Starting at the line that contains "Convert this chart to matplotlib code." and stopping after the line that contains "import matplotlib.pyplot as plt", copy the lines exactly. Pictures are left out.
··· EXTRACTED DATA ···
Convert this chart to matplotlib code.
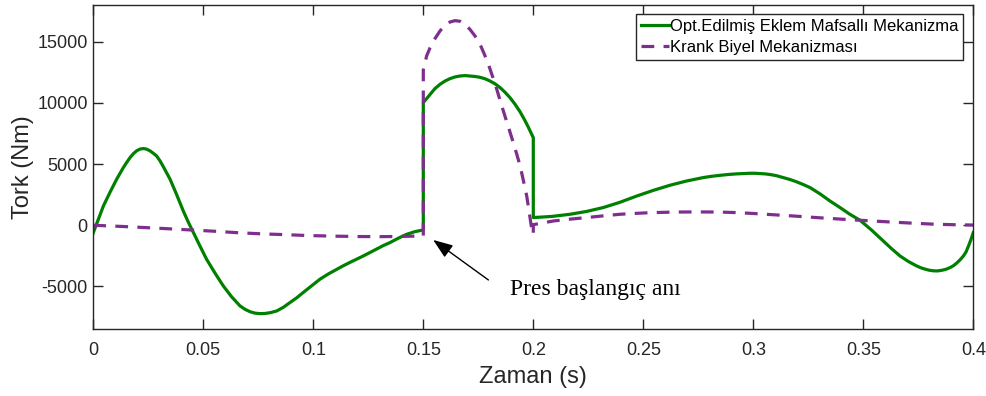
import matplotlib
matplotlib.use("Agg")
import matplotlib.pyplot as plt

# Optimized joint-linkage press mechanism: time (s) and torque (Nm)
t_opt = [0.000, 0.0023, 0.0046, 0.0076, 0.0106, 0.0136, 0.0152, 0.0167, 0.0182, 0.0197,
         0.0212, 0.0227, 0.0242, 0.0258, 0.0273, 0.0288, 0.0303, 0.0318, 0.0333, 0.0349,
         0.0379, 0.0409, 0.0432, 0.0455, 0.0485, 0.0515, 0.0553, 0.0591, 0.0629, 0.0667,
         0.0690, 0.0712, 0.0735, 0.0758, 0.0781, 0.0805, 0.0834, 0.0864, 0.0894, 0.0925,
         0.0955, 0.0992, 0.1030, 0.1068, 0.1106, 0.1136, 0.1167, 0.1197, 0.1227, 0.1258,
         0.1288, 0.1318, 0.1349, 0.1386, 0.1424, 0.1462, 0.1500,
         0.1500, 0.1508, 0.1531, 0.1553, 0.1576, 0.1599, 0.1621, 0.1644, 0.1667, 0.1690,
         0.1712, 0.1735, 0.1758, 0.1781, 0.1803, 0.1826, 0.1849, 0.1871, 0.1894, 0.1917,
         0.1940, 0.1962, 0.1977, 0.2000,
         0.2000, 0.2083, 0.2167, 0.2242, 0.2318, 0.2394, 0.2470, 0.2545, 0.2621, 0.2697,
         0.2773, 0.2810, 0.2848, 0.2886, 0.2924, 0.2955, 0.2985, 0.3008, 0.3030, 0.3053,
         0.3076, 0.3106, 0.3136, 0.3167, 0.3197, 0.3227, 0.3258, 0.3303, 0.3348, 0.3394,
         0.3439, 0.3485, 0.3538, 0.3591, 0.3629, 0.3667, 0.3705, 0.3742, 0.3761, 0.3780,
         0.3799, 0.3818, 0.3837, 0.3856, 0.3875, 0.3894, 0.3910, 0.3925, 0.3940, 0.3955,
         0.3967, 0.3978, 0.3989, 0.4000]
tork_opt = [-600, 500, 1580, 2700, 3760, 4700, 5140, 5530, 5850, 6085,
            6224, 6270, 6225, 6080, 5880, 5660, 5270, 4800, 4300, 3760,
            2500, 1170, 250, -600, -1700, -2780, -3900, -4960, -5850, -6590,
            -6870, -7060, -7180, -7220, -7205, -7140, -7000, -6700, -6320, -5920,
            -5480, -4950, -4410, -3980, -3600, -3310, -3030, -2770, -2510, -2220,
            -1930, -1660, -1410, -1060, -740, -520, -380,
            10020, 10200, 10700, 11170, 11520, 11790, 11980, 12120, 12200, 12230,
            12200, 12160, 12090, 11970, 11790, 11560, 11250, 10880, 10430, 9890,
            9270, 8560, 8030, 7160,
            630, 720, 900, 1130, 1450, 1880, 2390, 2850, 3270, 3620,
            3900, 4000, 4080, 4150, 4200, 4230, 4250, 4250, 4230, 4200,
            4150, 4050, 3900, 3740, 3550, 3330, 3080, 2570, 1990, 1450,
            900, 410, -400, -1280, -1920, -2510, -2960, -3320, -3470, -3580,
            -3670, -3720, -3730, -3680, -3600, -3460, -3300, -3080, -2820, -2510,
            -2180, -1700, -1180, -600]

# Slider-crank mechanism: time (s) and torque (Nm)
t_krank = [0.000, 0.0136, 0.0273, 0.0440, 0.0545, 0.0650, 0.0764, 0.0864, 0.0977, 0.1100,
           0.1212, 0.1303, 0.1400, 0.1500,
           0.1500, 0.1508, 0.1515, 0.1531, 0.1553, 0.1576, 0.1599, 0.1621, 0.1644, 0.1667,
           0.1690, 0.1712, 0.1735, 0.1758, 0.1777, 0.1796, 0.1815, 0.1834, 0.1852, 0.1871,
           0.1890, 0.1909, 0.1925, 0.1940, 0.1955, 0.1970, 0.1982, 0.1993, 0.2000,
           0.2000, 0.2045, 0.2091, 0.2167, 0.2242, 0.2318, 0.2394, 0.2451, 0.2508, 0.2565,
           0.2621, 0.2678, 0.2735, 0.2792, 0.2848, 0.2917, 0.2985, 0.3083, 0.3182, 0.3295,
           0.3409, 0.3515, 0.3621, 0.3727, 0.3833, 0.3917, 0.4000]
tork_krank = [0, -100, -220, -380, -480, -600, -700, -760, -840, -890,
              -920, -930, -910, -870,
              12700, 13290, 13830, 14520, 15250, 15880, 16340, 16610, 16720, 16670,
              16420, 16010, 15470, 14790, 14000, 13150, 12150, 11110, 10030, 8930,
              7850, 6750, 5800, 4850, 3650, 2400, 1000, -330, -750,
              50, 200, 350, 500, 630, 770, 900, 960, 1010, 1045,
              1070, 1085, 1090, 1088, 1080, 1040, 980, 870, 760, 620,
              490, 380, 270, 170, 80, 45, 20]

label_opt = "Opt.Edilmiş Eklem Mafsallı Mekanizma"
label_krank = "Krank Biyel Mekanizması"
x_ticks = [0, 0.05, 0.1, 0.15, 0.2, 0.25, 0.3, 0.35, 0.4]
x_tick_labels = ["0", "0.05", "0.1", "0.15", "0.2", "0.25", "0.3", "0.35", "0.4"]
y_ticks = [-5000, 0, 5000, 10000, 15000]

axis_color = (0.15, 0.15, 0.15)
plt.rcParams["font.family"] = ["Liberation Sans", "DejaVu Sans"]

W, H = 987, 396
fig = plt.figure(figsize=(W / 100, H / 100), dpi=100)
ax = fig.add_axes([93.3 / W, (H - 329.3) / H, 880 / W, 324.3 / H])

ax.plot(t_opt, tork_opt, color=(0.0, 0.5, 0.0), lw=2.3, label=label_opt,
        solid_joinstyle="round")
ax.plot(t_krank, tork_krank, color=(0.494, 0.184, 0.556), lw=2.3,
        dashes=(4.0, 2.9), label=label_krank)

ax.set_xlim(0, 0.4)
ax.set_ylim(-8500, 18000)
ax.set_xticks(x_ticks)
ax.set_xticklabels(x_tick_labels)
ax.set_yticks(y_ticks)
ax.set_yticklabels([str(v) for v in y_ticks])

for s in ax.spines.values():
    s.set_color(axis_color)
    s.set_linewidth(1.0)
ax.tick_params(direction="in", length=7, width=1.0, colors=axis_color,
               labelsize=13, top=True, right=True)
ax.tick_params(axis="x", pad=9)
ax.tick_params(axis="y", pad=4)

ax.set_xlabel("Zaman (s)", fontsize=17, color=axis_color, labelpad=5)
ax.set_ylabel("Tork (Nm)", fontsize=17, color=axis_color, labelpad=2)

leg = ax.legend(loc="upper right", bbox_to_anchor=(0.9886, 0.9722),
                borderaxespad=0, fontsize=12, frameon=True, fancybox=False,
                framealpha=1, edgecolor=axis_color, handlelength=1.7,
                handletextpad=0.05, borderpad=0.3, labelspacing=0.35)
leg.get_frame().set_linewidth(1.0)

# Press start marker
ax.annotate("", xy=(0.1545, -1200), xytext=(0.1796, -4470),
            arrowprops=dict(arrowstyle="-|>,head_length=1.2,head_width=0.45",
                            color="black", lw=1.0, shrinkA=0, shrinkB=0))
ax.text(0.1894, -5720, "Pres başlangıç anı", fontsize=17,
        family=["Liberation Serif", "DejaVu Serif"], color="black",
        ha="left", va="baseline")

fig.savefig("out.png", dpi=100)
···
··· EXTRACTED DATA ···
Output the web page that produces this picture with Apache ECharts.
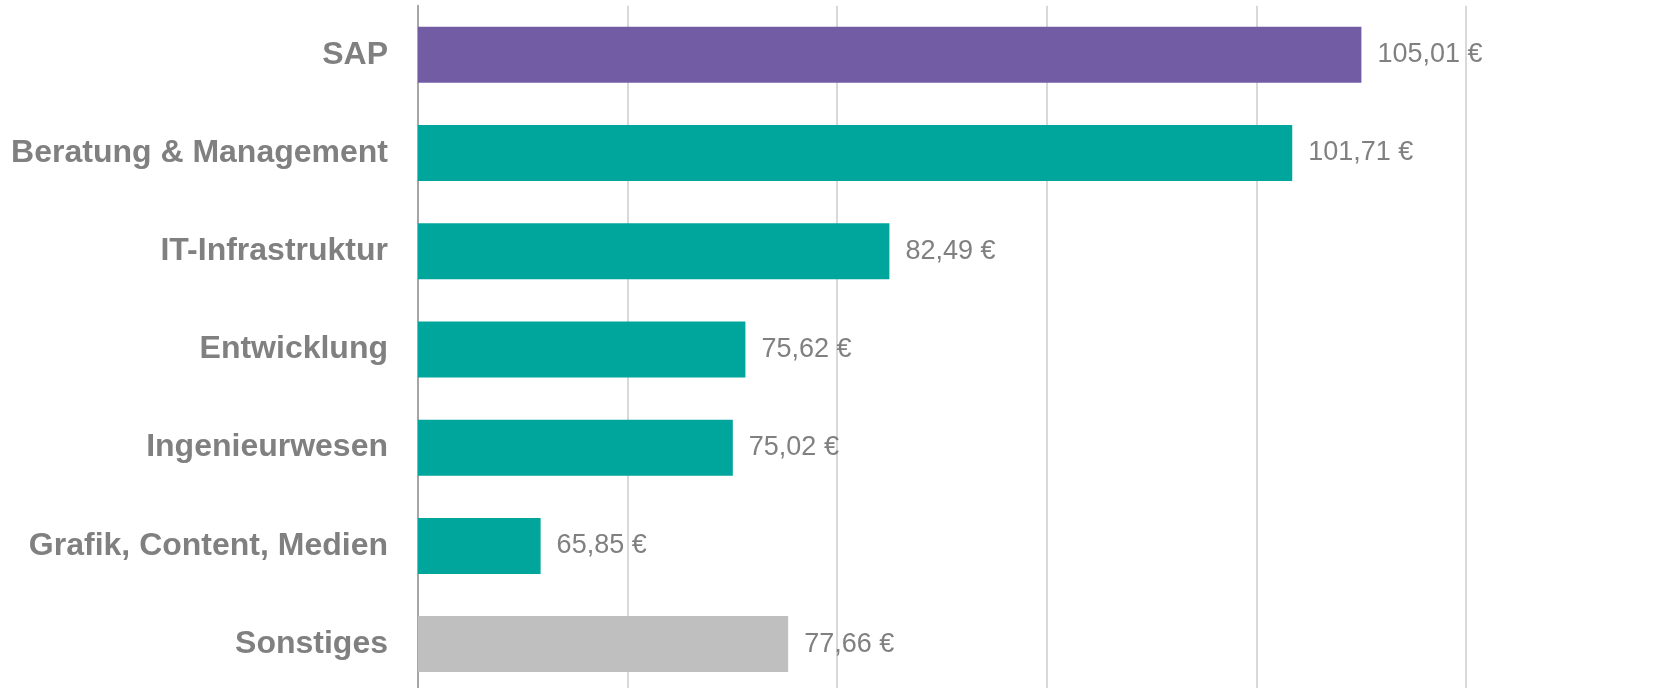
···
• _WORKED ANSWER_
Convert this chart to matplotlib code.
import matplotlib
matplotlib.use("Agg")
import matplotlib.pyplot as plt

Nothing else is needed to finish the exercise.